## Required task
Give the number of lines in the records below that include "matplotlib". Reply with that number alone.

## BEGIN Entries

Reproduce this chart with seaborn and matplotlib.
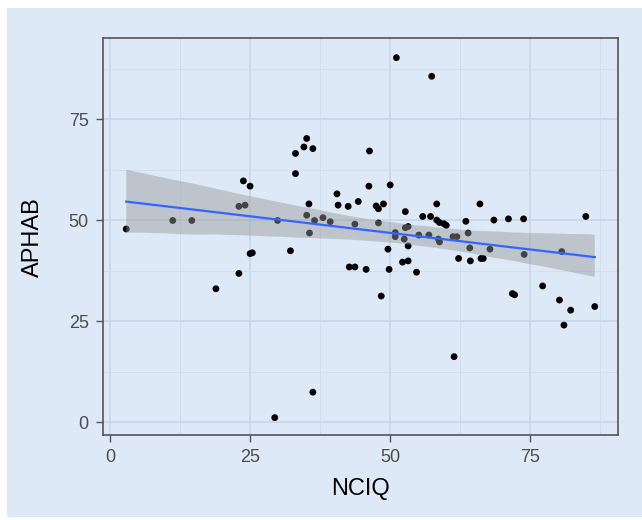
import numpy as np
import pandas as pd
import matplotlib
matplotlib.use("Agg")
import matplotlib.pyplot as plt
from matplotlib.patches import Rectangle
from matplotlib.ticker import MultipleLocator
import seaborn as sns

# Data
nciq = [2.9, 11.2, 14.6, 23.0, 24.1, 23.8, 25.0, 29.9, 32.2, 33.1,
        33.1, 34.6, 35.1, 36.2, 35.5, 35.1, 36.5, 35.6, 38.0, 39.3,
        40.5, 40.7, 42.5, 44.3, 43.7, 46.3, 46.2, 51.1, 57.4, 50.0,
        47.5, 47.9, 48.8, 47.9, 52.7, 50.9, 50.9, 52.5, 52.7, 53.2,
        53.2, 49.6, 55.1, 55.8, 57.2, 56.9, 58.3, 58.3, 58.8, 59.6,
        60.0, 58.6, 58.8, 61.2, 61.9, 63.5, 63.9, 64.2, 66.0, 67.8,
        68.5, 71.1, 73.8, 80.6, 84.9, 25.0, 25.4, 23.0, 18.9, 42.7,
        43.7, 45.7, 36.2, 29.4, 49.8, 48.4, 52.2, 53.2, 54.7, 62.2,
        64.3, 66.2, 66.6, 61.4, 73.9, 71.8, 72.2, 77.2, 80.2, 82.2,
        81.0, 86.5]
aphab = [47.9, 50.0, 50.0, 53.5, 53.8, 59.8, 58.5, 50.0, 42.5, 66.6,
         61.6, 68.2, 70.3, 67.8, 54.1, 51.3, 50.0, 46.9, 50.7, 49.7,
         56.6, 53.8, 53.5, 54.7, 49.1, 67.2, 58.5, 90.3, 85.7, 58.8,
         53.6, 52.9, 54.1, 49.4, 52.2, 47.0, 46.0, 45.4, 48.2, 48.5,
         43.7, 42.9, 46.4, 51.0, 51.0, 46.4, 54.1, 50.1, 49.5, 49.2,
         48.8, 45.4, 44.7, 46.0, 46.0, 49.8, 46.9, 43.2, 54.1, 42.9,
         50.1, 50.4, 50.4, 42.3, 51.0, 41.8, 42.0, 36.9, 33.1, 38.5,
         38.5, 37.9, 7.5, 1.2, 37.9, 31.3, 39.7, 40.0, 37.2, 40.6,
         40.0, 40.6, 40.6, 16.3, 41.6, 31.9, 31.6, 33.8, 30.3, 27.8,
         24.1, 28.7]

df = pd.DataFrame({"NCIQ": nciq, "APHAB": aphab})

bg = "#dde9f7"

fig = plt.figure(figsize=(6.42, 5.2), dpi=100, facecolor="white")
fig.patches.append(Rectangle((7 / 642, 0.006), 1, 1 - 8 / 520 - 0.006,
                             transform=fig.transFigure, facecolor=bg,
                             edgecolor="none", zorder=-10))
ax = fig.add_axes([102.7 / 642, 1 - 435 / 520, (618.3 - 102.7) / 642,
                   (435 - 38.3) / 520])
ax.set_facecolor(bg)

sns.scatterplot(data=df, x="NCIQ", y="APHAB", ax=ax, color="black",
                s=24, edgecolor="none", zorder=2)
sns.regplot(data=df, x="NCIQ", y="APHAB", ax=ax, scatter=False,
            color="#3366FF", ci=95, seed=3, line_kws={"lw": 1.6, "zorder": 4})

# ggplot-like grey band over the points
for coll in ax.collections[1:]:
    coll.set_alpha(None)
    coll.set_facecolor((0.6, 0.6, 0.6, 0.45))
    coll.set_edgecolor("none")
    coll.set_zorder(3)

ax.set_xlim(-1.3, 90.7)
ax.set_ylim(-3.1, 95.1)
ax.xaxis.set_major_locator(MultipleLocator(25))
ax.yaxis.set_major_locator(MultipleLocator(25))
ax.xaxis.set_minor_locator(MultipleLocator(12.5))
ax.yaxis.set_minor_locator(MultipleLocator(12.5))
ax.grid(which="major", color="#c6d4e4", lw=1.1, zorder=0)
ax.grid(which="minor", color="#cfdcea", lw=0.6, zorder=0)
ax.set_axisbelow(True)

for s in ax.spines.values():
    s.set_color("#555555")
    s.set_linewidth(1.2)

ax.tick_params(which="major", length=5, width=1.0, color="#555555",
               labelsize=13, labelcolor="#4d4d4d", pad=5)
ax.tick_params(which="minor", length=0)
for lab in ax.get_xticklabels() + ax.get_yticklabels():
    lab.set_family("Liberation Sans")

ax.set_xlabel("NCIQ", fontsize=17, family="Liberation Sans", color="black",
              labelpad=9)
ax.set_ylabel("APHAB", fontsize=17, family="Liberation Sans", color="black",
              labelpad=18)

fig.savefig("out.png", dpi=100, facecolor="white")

## END Entries
## BEGIN Entries

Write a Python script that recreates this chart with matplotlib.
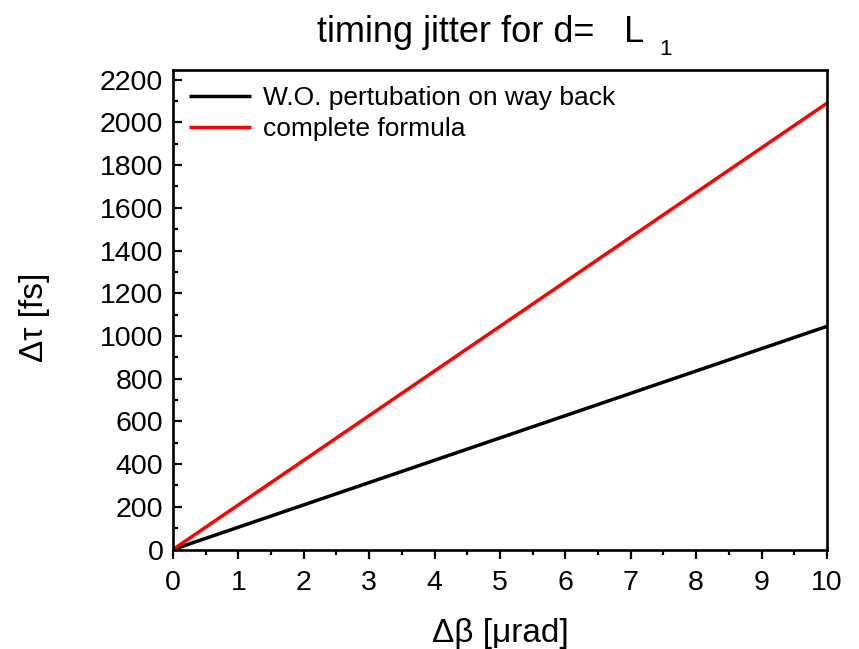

## END Entries

## Solved exercise
7